> [Objective]
Return only the lines from the start of the records through the line that contains "const step = yPos.step();", inclusive; leave out all pictures.

> [Stored records]
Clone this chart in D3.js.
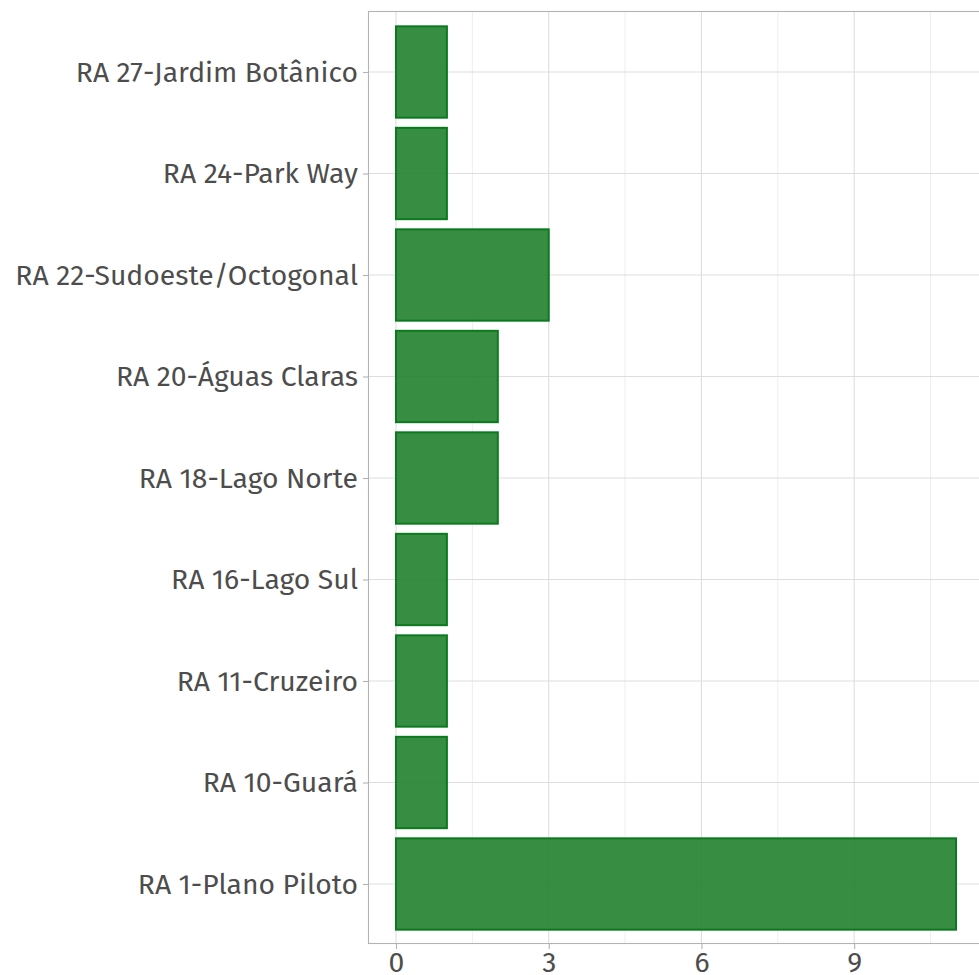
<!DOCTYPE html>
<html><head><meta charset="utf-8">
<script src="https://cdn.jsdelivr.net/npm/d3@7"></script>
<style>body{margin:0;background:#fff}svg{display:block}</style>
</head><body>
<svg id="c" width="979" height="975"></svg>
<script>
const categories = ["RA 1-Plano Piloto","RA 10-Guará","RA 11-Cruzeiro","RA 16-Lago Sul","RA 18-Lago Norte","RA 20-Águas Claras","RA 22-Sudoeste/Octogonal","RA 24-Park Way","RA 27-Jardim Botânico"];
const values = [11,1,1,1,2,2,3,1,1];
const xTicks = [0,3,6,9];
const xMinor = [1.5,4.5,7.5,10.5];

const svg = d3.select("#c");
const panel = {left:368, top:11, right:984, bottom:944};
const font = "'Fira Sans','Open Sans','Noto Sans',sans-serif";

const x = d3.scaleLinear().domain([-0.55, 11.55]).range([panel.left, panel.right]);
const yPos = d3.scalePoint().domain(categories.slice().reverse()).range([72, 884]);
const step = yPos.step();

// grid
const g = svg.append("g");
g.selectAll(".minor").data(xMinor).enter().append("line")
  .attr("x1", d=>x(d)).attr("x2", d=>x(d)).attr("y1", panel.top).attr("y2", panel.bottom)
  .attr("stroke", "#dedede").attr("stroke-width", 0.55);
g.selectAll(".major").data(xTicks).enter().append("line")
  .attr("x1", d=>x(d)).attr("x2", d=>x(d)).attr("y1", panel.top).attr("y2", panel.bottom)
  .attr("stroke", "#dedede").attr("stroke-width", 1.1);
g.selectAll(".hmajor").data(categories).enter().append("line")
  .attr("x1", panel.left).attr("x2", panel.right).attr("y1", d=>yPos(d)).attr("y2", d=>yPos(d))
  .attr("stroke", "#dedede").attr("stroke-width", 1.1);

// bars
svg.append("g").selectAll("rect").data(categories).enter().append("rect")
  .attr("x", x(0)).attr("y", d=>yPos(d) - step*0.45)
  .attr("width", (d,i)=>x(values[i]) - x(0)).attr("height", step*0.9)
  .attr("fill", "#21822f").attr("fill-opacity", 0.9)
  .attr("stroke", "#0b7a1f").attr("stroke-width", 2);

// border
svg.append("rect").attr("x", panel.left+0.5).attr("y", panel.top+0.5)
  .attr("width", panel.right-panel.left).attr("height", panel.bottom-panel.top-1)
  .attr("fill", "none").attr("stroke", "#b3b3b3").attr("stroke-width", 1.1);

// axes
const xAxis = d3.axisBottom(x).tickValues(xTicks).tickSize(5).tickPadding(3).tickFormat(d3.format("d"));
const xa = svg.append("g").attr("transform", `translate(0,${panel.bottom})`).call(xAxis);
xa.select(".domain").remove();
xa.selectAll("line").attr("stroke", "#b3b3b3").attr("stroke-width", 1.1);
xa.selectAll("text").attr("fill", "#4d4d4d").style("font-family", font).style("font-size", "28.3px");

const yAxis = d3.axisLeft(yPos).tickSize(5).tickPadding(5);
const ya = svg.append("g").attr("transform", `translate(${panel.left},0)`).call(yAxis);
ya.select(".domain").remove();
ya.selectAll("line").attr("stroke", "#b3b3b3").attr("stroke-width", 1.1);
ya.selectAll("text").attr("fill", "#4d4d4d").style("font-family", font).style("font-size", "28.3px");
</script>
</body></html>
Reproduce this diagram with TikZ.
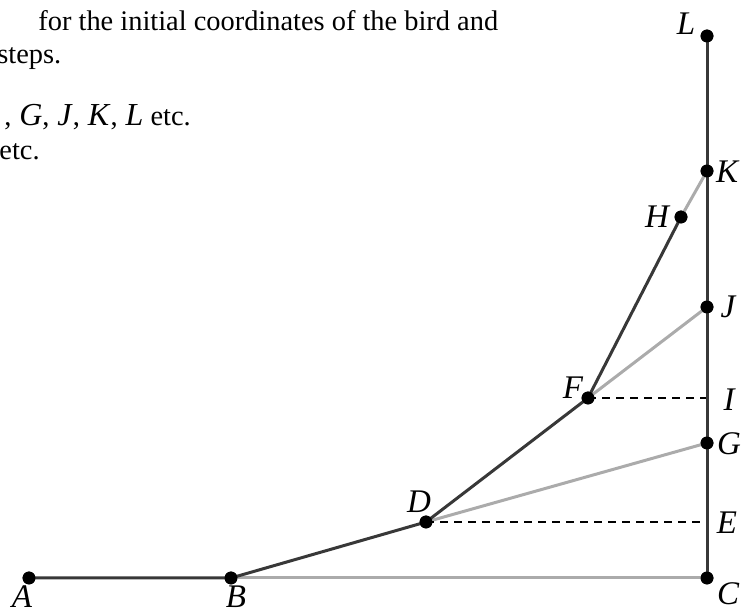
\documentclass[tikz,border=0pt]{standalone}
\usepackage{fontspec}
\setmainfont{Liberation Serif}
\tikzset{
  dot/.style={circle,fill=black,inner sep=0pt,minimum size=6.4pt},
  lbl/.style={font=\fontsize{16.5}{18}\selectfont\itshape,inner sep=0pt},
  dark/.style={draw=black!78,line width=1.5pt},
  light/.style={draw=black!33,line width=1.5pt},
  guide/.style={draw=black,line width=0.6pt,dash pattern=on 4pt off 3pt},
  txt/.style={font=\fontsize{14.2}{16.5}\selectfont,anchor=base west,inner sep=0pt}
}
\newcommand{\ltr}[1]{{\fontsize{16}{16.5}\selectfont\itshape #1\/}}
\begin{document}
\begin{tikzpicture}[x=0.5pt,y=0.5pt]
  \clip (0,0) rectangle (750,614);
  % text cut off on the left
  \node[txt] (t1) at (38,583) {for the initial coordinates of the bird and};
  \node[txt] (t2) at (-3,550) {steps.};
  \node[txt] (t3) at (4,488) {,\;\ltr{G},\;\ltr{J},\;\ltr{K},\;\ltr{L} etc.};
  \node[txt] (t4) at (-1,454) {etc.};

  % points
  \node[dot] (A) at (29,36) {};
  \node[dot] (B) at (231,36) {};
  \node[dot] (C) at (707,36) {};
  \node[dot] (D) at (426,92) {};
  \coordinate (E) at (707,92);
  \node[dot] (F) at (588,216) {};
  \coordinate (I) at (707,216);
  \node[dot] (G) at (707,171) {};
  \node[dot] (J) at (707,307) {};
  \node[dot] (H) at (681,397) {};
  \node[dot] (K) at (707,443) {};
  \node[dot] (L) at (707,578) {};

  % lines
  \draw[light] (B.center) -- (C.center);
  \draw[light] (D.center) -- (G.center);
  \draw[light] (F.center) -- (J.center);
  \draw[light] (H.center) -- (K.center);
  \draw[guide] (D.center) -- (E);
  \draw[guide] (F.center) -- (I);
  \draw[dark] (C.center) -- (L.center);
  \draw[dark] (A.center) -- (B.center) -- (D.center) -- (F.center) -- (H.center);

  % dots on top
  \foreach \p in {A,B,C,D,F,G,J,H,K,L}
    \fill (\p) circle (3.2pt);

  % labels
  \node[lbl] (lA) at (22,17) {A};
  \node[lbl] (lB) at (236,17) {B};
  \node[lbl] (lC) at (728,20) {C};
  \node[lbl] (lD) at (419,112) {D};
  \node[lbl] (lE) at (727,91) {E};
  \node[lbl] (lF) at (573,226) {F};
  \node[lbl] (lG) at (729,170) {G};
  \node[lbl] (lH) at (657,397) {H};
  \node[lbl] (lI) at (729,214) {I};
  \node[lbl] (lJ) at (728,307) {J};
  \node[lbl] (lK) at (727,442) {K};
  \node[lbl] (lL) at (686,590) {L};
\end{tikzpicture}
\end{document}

> [Response to the task]
Clone this chart in D3.js.
<!DOCTYPE html>
<html><head><meta charset="utf-8">
<script src="https://cdn.jsdelivr.net/npm/d3@7"></script>
<style>body{margin:0;background:#fff}svg{display:block}</style>
</head><body>
<svg id="c" width="979" height="975"></svg>
<script>
const categories = ["RA 1-Plano Piloto","RA 10-Guará","RA 11-Cruzeiro","RA 16-Lago Sul","RA 18-Lago Norte","RA 20-Águas Claras","RA 22-Sudoeste/Octogonal","RA 24-Park Way","RA 27-Jardim Botânico"];
const values = [11,1,1,1,2,2,3,1,1];
const xTicks = [0,3,6,9];
const xMinor = [1.5,4.5,7.5,10.5];

const svg = d3.select("#c");
const panel = {left:368, top:11, right:984, bottom:944};
const font = "'Fira Sans','Open Sans','Noto Sans',sans-serif";

const x = d3.scaleLinear().domain([-0.55, 11.55]).range([panel.left, panel.right]);
const yPos = d3.scalePoint().domain(categories.slice().reverse()).range([72, 884]);
const step = yPos.step();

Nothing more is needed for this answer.